-- begin SOURCE RECORDS --
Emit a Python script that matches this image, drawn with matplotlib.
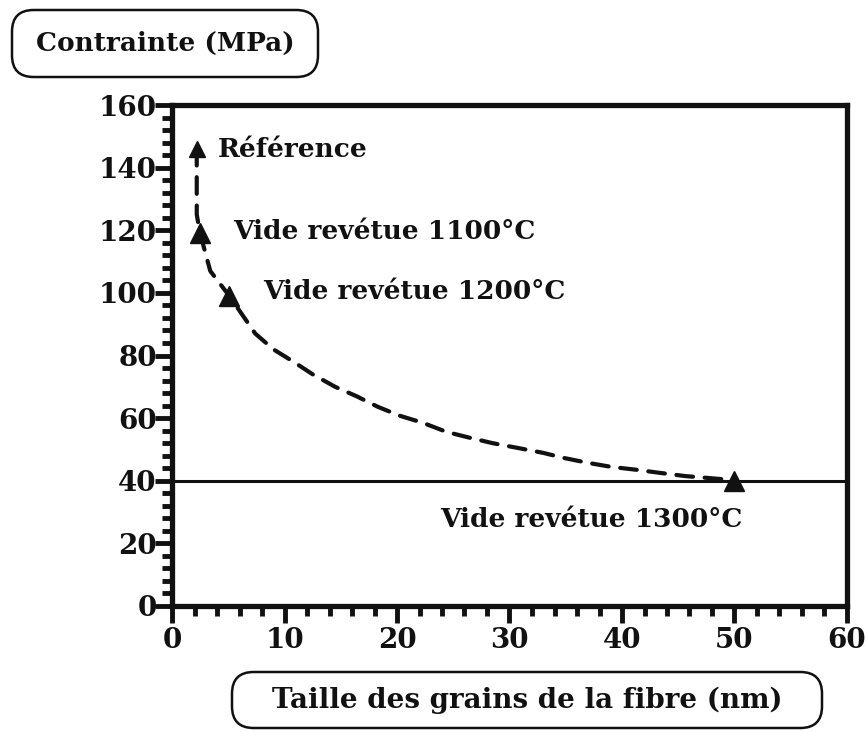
import matplotlib
matplotlib.use("Agg")
import matplotlib.pyplot as plt
from matplotlib.patches import FancyBboxPatch
from matplotlib.ticker import MultipleLocator

# grain size (nm) vs stress (MPa)
point_names = ["Vide revétue 1100°C", "Vide revétue 1200°C", "Vide revétue 1300°C"]
point_x = [2.5, 5.1, 50.0]
point_y = [119, 99, 40]

ref_name = "Référence"
ref_x = 2.2
ref_y = 146

# hand-drawn trend through the points
trend_x = [2.2, 2.2, 2.5, 3.4, 5.1, 7.4, 9.0, 10.8, 12.5, 14.5, 16.4, 18.3, 20.3,
           22.3, 24.4, 26.5, 28.5, 30.7, 33.0, 34.8, 37.0, 39.1, 41.3, 43.4,
           45.6, 47.6, 49.6]
trend_y = [146, 125, 119, 107, 99, 87, 82, 78, 74, 70, 67, 63.6, 60.7,
           58.5, 55.6, 53.7, 52, 50.5, 48.9, 47.3, 45.7, 44.4, 43.5, 42.5,
           41.5, 40.9, 40.3]

threshold = 40

x_ticks = [0, 10, 20, 30, 40, 50, 60]
y_ticks = [0, 20, 40, 60, 80, 100, 120, 140, 160]

ylabel = "Contrainte (MPa)"
xlabel = "Taille des grains de la fibre (nm)"

FONT = "DejaVu Serif"
INK = "#111111"
W, H = 866, 732

plt.rcParams["font.family"] = FONT
plt.rcParams["font.weight"] = "bold"

fig = plt.figure(figsize=(W / 100, H / 100), dpi=100)
ax = fig.add_axes([172 / W, 1 - 606 / H, 675 / W, 501 / H])

ax.axhline(threshold, color=INK, lw=2.2, zorder=2)
ax.plot(trend_x, trend_y, color=INK, lw=3.0, dashes=(4, 2.8),
        dash_capstyle="round", zorder=3)
ax.plot(point_x, point_y, ls="none", marker="^", ms=15, color=INK, zorder=4)
ax.plot([ref_x], [ref_y], ls="none", marker="^", ms=11, color=INK, zorder=4)

label_pos = [(5.4, 119.5), (8.1, 100.3), (23.8, 27.5)]
for name, (tx, ty) in zip(point_names, label_pos):
    ax.text(tx, ty, name, fontsize=19, va="center", ha="left", color=INK)
ax.text(4.1, 145.7, ref_name, fontsize=19, va="center", ha="left", color=INK)

ax.set_xlim(0, 60)
ax.set_ylim(0, 160)
ax.set_xticks(x_ticks)
ax.set_yticks(y_ticks)
ax.xaxis.set_minor_locator(MultipleLocator(2))
ax.yaxis.set_minor_locator(MultipleLocator(4))
ax.tick_params(which="major", direction="out", length=12, width=3.5,
               color=INK, labelsize=20, labelcolor=INK, pad=3)
ax.tick_params(axis="y", which="major", pad=-1)
ax.tick_params(which="minor", direction="out", length=7, width=3.5, color=INK)
for side in ["left", "right", "top", "bottom"]:
    ax.spines[side].set_linewidth(3.8)
    ax.spines[side].set_color(INK)


# rounded label boxes
def rounded_box(x0, y0, x1, y1, text, size):
    box = FancyBboxPatch((x0 / W, 1 - y1 / H), (x1 - x0) / W, (y1 - y0) / H,
                         boxstyle="round,pad=0,rounding_size=0.025",
                         transform=fig.transFigure, fill=False,
                         ec=INK, lw=1.8, mutation_aspect=W / H)
    fig.patches.append(box)
    fig.text((x0 + x1) / 2 / W, 1 - (y0 + y1) / 2 / H, text, fontsize=size,
             ha="center", va="center", color=INK)


rounded_box(12, 10, 318, 77, ylabel, 19)
rounded_box(232, 672, 822, 728, xlabel, 20)

fig.savefig("out.png", dpi=100)
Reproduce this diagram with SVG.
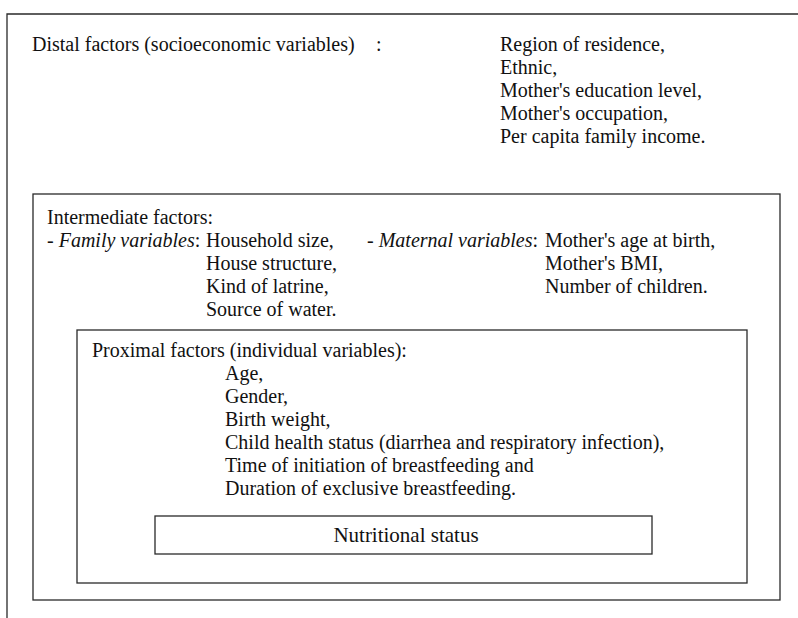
<svg xmlns="http://www.w3.org/2000/svg" width="798" height="618" viewBox="0 0 798 618">
<style>
text{font-family:"Liberation Serif","Times New Roman",serif;font-size:20px;fill:#111}
.i{font-style:italic}
.box{fill:none;stroke:#2a2a2a;stroke-width:1.3}
</style>
<rect width="798" height="618" fill="#fff"/>
<g id="distal">
<path class="box" d="M7,618 V14 H798"/>
<text x="32" y="51">Distal factors (socioeconomic variables)</text>
<text x="376" y="51">:</text>
<text x="500" y="51">Region of residence,</text>
<text x="500" y="74">Ethnic,</text>
<text x="500" y="97">Mother's education level,</text>
<text x="500" y="120">Mother's occupation,</text>
<text x="500" y="143">Per capita family income.</text>
</g>
<g id="intermediate">
<rect class="box" x="33" y="194" width="747" height="406"/>
<text x="47" y="224">Intermediate factors:</text>
<text x="47" y="247"><tspan class="i">- Family variables</tspan>:</text>
<text x="206" y="247">Household size,</text>
<text x="206" y="270">House structure,</text>
<text x="206" y="293">Kind of latrine,</text>
<text x="206" y="316">Source of water.</text>
<text x="367" y="247"><tspan class="i">- Maternal variables</tspan>:</text>
<text x="545" y="247">Mother's age at birth,</text>
<text x="545" y="270">Mother's BMI,</text>
<text x="545" y="293">Number of children.</text>
</g>
<g id="proximal">
<rect class="box" x="77" y="330" width="670" height="253"/>
<text x="92" y="357">Proximal factors (individual variables):</text>
<text x="225" y="380">Age,</text>
<text x="225" y="403">Gender,</text>
<text x="225" y="426">Birth weight,</text>
<text x="225" y="449">Child health status (diarrhea and respiratory infection),</text>
<text x="225" y="472">Time of initiation of breastfeeding and</text>
<text x="225" y="495">Duration of exclusive breastfeeding.</text>
</g>
<g id="nutritional">
<rect class="box" x="155" y="516" width="497" height="38"/>
<text x="406" y="542" text-anchor="middle" style="font-size:21px">Nutritional status</text>
</g>
<g id="connectors"></g>
</svg>
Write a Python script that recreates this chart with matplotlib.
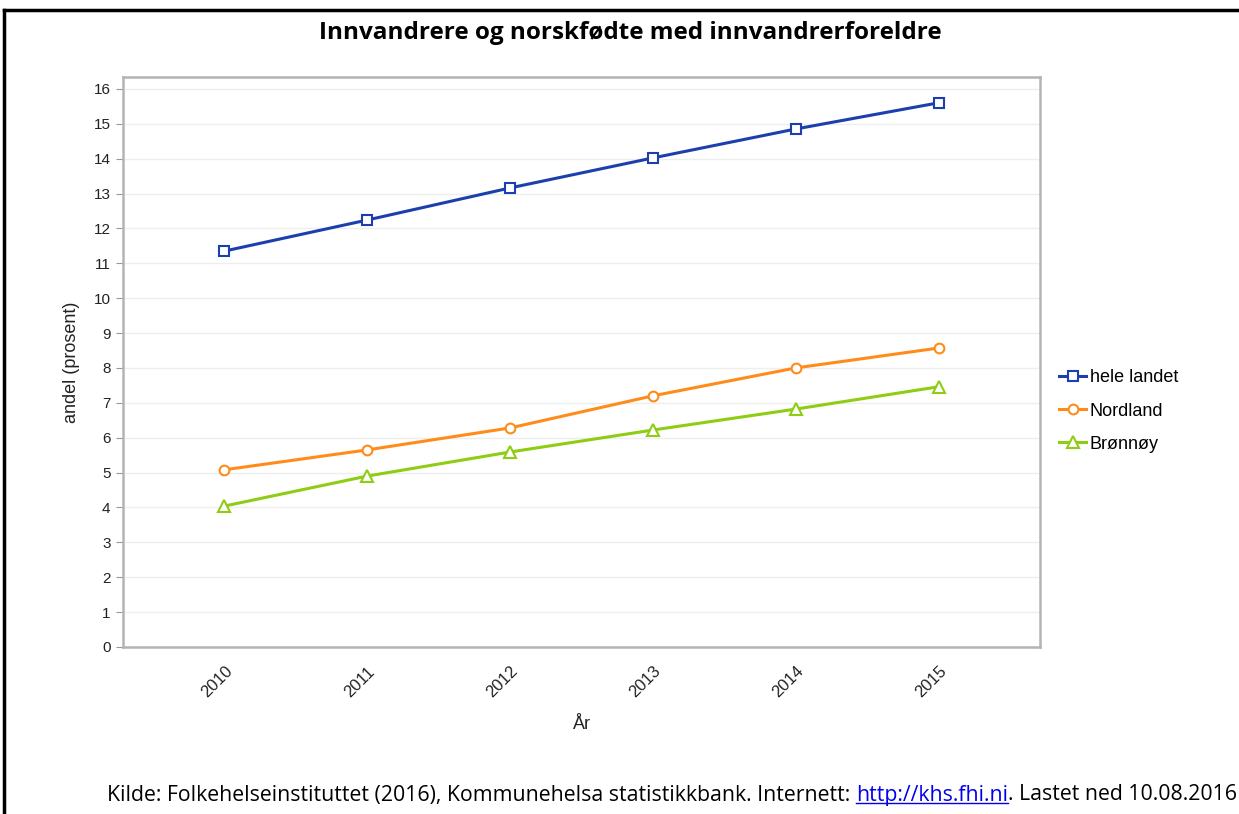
import matplotlib
matplotlib.use("Agg")
from matplotlib import pyplot as plt
from matplotlib.lines import Line2D
import numpy as np

# data
years = ["2010", "2011", "2012", "2013", "2014", "2015"]
hele_landet = [11.35, 12.24, 13.16, 14.02, 14.85, 15.60]
nordland = [5.08, 5.65, 6.28, 7.20, 8.00, 8.57]
bronnoy = [4.04, 4.90, 5.59, 6.22, 6.82, 7.46]
y_ticks = list(range(0, 17))

plt.rcParams["font.family"] = ["Liberation Sans", "DejaVu Sans"]

fig = plt.figure(figsize=(12.39, 8.14), dpi=100)
W, H = 1239, 814
ax = fig.add_axes([123 / W, 1 - 647 / H, (1040 - 123) / W, (647 - 77) / H])

x = np.arange(len(years))
series = [
    (hele_landet, "hele landet", "#1c3fae", "s", 7),
    (nordland, "Nordland", "#ff8c1a", "o", 7),
    (bronnoy, "Brønnøy", "#8fcc14", "^", 8),
]
for vals, label, col, mk, ms in series:
    ax.plot(x, vals, color=col, linewidth=2.2, marker=mk, markersize=ms,
            markerfacecolor="white", markeredgecolor=col, markeredgewidth=1.5,
            label=label, zorder=3)

ax.set_xlim(-0.71, len(years) - 1 + 0.71)
ax.set_ylim(0, 16.34)
ax.set_yticks(y_ticks)
ax.set_yticklabels([str(v) for v in y_ticks], fontsize=11, color="#222222")
ax.set_xticks(x)
ax.set_xticklabels(years, rotation=45, ha="right", va="top", fontsize=12,
                   color="#222222", rotation_mode="anchor")
ax.tick_params(axis="x", length=0, pad=12)
ax.tick_params(axis="y", length=5, color="#999999", pad=4)
ax.grid(axis="y", color="#eeeeee", linewidth=1)
ax.set_axisbelow(True)
for s in ax.spines.values():
    s.set_color("#b4b4b4")
    s.set_linewidth(1.8)

ax.set_ylabel("andel (prosent)", fontsize=13, color="#222222", labelpad=10)
ax.set_xlabel("År", fontsize=13, color="#222222", labelpad=11)

ax.legend(loc="center left", bbox_to_anchor=(1.021, 0.414), frameon=False,
          fontsize=13, handlelength=1.5, handletextpad=0.2, labelspacing=0.9,
          borderaxespad=0, borderpad=0)

fig.text(630 / W, 1 - 33 / H, "Innvandrere og norskfødte med innvandrerforeldre",
         ha="center", va="center", fontsize=17.5, fontweight="bold",
         family=["Open Sans", "DejaVu Sans"])

fsize = 15.3
foot = fig.text(107 / W, 1 - 795 / H,
                "Kilde: Folkehelseinstituttet (2016), Kommunehelsa statistikkbank. Internett: ",
                ha="left", va="center", fontsize=fsize, family=["Open Sans", "DejaVu Sans"])

# black frame around the figure (left and top edges visible)
fig.add_artist(Line2D([4 / W, 4 / W], [0, 1 - 10 / H], color="black", linewidth=2.5,
                      transform=fig.transFigure))
fig.add_artist(Line2D([4 / W, 1], [1 - 10 / H, 1 - 10 / H], color="black", linewidth=2.5,
                      transform=fig.transFigure))

fig.canvas.draw()
r = fig.canvas.get_renderer()
bb = foot.get_window_extent(r)
link = fig.text(bb.x1 / W, 1 - 795 / H, "http://khs.fhi.ni", ha="left", va="center",
                fontsize=fsize, color="#0000ee", family=["Open Sans", "DejaVu Sans"])
bb2 = link.get_window_extent(r)
fig.add_artist(Line2D([bb2.x0 / W, bb2.x1 / W], [bb2.y0 / H + 3 / H, bb2.y0 / H + 3 / H],
                      color="#0000ee", linewidth=1, transform=fig.transFigure))
fig.text(bb2.x1 / W, 1 - 795 / H, ". Lastet ned 10.08.2016", ha="left", va="center",
         fontsize=fsize, family=["Open Sans", "DejaVu Sans"])

fig.savefig("out.png", dpi=100, facecolor="white")
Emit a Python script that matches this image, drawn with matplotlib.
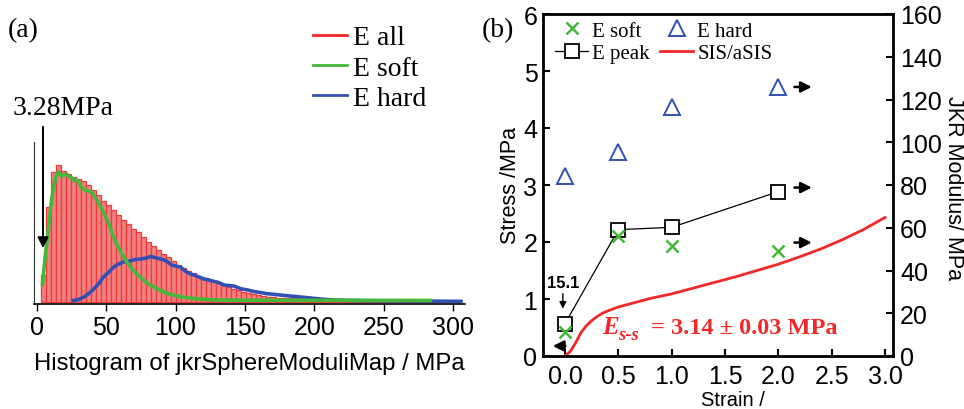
import numpy as np
import matplotlib
matplotlib.use("Agg")
import matplotlib.pyplot as plt
from matplotlib.lines import Line2D

SANS = "Liberation Sans"
SERIF = "Liberation Serif"
plt.rcParams["font.family"] = SANS

# ---- (a) histogram of JKR moduli ----
bin_start = 3.28
bin_width = 3.6
hist_counts = [27, 95, 130, 137, 131, 128, 125, 123, 121, 117,
               112, 107, 101, 97, 92, 87, 82, 78, 73, 70,
               65, 60, 56, 52, 48, 45, 41, 37, 34, 31,
               29, 26, 24, 22.5, 21, 19, 17, 15, 13, 12,
               10.5, 9, 8, 7, 6, 5.5, 5, 4.5, 4.2, 4,
               4, 3.8, 3.5, 3.5, 3, 3, 3, 2.5, 2.5, 2.5,
               2, 2, 2, 2, 2, 1.5, 1.5, 1.5, 1.5, 1.5,
               1.5, 1.2, 1.2, 1.2, 1, 1, 1, 1, 1, 1]

soft_x = [4, 6, 8, 10, 12, 14, 15.5, 17.5, 19.5, 21.5, 23.5, 25.5, 27, 28.6,
          30.5, 32, 34.5, 37, 39.5, 41.5, 44, 46.5, 49, 52, 55, 58, 61, 64,
          67, 70, 73.5, 77, 80, 83, 87, 91, 95, 100, 105, 110, 115, 122, 130,
          150, 200, 250, 285]
soft_y = [16, 45, 68, 95, 115, 126, 130, 126, 127, 128, 125, 124, 121.5, 122.5,
          119, 115, 112, 111, 110, 106, 100, 94, 87, 78, 66, 57, 49, 42,
          36, 31, 26, 22, 18.5, 16, 13, 10.5, 8, 6.5, 5, 4, 3.2, 2.5, 2,
          1.8, 1.7, 1.6, 1.6]

hard_x = [25, 30, 34, 38, 41, 45, 48, 52, 55.5, 59, 62.5, 67, 71, 75, 79, 82,
          85, 89, 92, 94, 97, 100, 103.5, 107, 110, 113, 117, 120.5, 124, 128,
          131, 135, 138, 142, 147, 152, 156, 161, 166, 172, 178, 184, 190, 196,
          202, 208, 214, 225, 238, 260, 285, 307]
hard_y = [1, 2.5, 5, 9, 13, 19, 25, 30, 35, 38, 40, 41, 42.5, 43, 44, 45.5,
          44.5, 43, 42, 40.5, 37, 36, 35, 31, 28.5, 27, 25, 23, 22, 20.5,
          19.5, 17, 16.5, 16, 13.3, 12, 10.6, 9.5, 8.3, 7.5, 6.6, 5.8, 5, 4.2,
          3.3, 2.6, 2, 1.6, 1.3, 1.1, 0.9, 0.6]

hist_ticks = [0, 50, 100, 150, 200, 250, 300]

# ---- (b) strain dependence ----
strain_pts = [0.0, 0.5, 1.0, 2.0]
e_soft = [11.1, 56.3, 51.6, 49.3]
e_hard = [84.4, 95.6, 116.4, 125.7]
e_peak = [15.1, 59.1, 60.2, 76.9]

ss_strain = [0, 0.05, 0.1, 0.15, 0.2, 0.25, 0.3, 0.35, 0.4, 0.5, 0.6, 0.7,
             0.8, 0.9, 1.0, 1.2, 1.4, 1.6, 1.8, 2.0, 2.2, 2.4, 2.6, 2.8, 3.0]
ss_stress = [0, 0.08, 0.23, 0.41, 0.53, 0.62, 0.69, 0.75, 0.79, 0.86, 0.91,
             0.96, 1.01, 1.05, 1.09, 1.19, 1.29, 1.39, 1.50, 1.61, 1.74, 1.88,
             2.04, 2.22, 2.43]

RED = "#f02828"
GREEN = "#43b83a"
BLUE = "#3250b4"

W, H = 964, 410
fig = plt.figure(figsize=(W / 100, H / 100), dpi=100)


def fx(px):
    return px / W


def fy(py):
    return 1 - py / H


# ================= panel (a) =================
axa = fig.add_axes([fx(34), fy(305), fx(465 - 34), (305 - 143) / H])
edges = bin_start + bin_width * np.arange(len(hist_counts))
axa.bar(edges, hist_counts, width=bin_width, align="edge",
        color="#f08080", edgecolor="#f03a3a", linewidth=0.9)
axa.plot(hard_x, hard_y, color=BLUE, lw=2.6, solid_capstyle="butt")
axa.plot(soft_x, soft_y, color=GREEN, lw=2.6, solid_capstyle="butt")
axa.set_xlim(-2, 308.6)
axa.set_ylim(-2, 160)
axa.set_xticks(hist_ticks)
axa.set_yticks([])
axa.tick_params(axis="x", direction="out", length=5, width=1, labelsize=18, pad=3)
for s in ["top", "right"]:
    axa.spines[s].set_visible(False)
axa.spines["left"].set_color("#333333")
axa.spines["bottom"].set_linewidth(1.2)
axa.set_xlabel("Histogram of jkrSphereModuliMap / MPa", fontsize=17.2, labelpad=9)

axa.annotate("", xy=(4.5, 51), xytext=(4.5, 178),
             arrowprops=dict(arrowstyle="-|>", color="black", lw=1.4,
                             mutation_scale=16), annotation_clip=False)
fig.text(fx(13), fy(115), "3.28MPa", family=SERIF, fontsize=20, va="baseline")
fig.text(fx(8), fy(37), "(a)", family=SERIF, fontsize=20, va="baseline")

leg_a = [Line2D([], [], color=RED, lw=2), Line2D([], [], color=GREEN, lw=2),
         Line2D([], [], color=BLUE, lw=2)]
fig.legend(leg_a, ["E all", "E soft", "E hard"], loc="upper left",
           bbox_to_anchor=(fx(313), fy(26)), frameon=False,
           prop={"family": SERIF, "size": 20}, handlelength=1.22,
           handletextpad=0.22, labelspacing=0.17, borderpad=0, borderaxespad=0)

# ================= panel (b) =================
axb = fig.add_axes([fx(543), fy(357), fx(893 - 543), (357 - 15) / H])
axb.plot(ss_strain, ss_stress, color=RED, lw=2, label="SIS/aSIS")
axb.set_xlim(-0.206, 3.075)
axb.set_ylim(0, 6)
axb.set_xticks(np.arange(0, 3.01, 0.5))
axb.set_xticklabels(["%.1f" % v for v in np.arange(0, 3.01, 0.5)])
axb.set_yticks(range(7))
axb.tick_params(direction="in", length=5, width=1.5, labelsize=18)
axb.tick_params(axis="x", pad=6)
axb.tick_params(axis="y", pad=4)
for s in axb.spines.values():
    s.set_linewidth(2)
axb.set_ylabel("Stress /MPa", fontsize=15.5, labelpad=2)
fig.text(fx(733), fy(410), "Strain /", fontsize=14.5, ha="center", va="bottom")

ax2 = axb.twinx()
ax2.set_ylim(0, 160)
ax2.set_yticks(range(0, 161, 20))
ax2.tick_params(direction="in", length=5, width=1.5, labelsize=18, pad=5)
fig.text(fx(953), fy(188), "JKR Modulus/ MPa", fontsize=15.5, rotation=270,
         ha="center", va="center")
h_hard, = ax2.plot(strain_pts, e_hard, ls="none", marker="^", ms=11, mew=1.4,
                   mfc="none", color=BLUE, label="E hard")
h_peak, = ax2.plot(strain_pts, e_peak, color="black", lw=0.9, marker="s", ms=10,
                   mew=1.3, mfc="white", label="E peak")
h_soft, = ax2.plot(strain_pts, e_soft, ls="none", marker="x", ms=9, mew=1.8,
                   color=GREEN, label="E soft")
h_sis = Line2D([], [], color=RED, lw=2)

arrow = dict(arrowstyle="-|>", color="black", lw=1.8, mutation_scale=16)
axb.annotate("", xy=(-0.14, 0.175), xytext=(0.03, 0.175), arrowprops=arrow,
             annotation_clip=False)
for yv in [4.72, 2.955, 1.99]:
    axb.annotate("", xy=(2.34, yv), xytext=(2.125, yv), arrowprops=arrow)
axb.annotate("", xy=(-0.02, 0.78), xytext=(-0.02, 1.14),
             arrowprops=dict(arrowstyle="-|>", color="black", lw=1.0,
                             mutation_scale=10))
axb.text(-0.02, 1.21, "15.1", fontsize=12, fontweight="bold", ha="center",
         va="baseline")

axb.text(0.345, 0.41, "E", color=RED, family=SERIF, fontsize=18,
         fontweight="bold", style="italic", va="baseline")
axb.text(0.5, 0.29, "s-s", color=RED, family=SERIF, fontsize=13.5,
         fontweight="bold", style="italic", va="baseline")
axb.text(0.81, 0.41, "= 3.14 \u00b1 0.03 MPa", color=RED, family=SERIF,
         fontsize=17.5, fontweight="bold", va="baseline")

ax2.legend([h_soft, h_peak, h_hard, h_sis],
           ["E soft", "E peak", "E hard", "SIS/aSIS"], ncol=2,
           loc="upper left", bbox_to_anchor=(fx(555), fy(22)),
           bbox_transform=fig.transFigure, frameon=False,
           prop={"family": SERIF, "size": 15}, handlelength=1.6,
           handletextpad=0.2, columnspacing=0.47, labelspacing=0.15,
           borderpad=0, borderaxespad=0)

fig.text(fx(482), fy(37), "(b)", family=SERIF, fontsize=20, va="baseline")

fig.savefig("out.png", dpi=100)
-- end SOURCE RECORDS --
- _AIM OF THE TASK_:
Restate only the lines running from the start of the material above through the line containing "ref_y = 146", ends included. No pictures.

- _WRITTEN ANSWER_:
Emit a Python script that matches this image, drawn with matplotlib.
import matplotlib
matplotlib.use("Agg")
import matplotlib.pyplot as plt
from matplotlib.patches import FancyBboxPatch
from matplotlib.ticker import MultipleLocator

# grain size (nm) vs stress (MPa)
point_names = ["Vide revétue 1100°C", "Vide revétue 1200°C", "Vide revétue 1300°C"]
point_x = [2.5, 5.1, 50.0]
point_y = [119, 99, 40]

ref_name = "Référence"
ref_x = 2.2
ref_y = 146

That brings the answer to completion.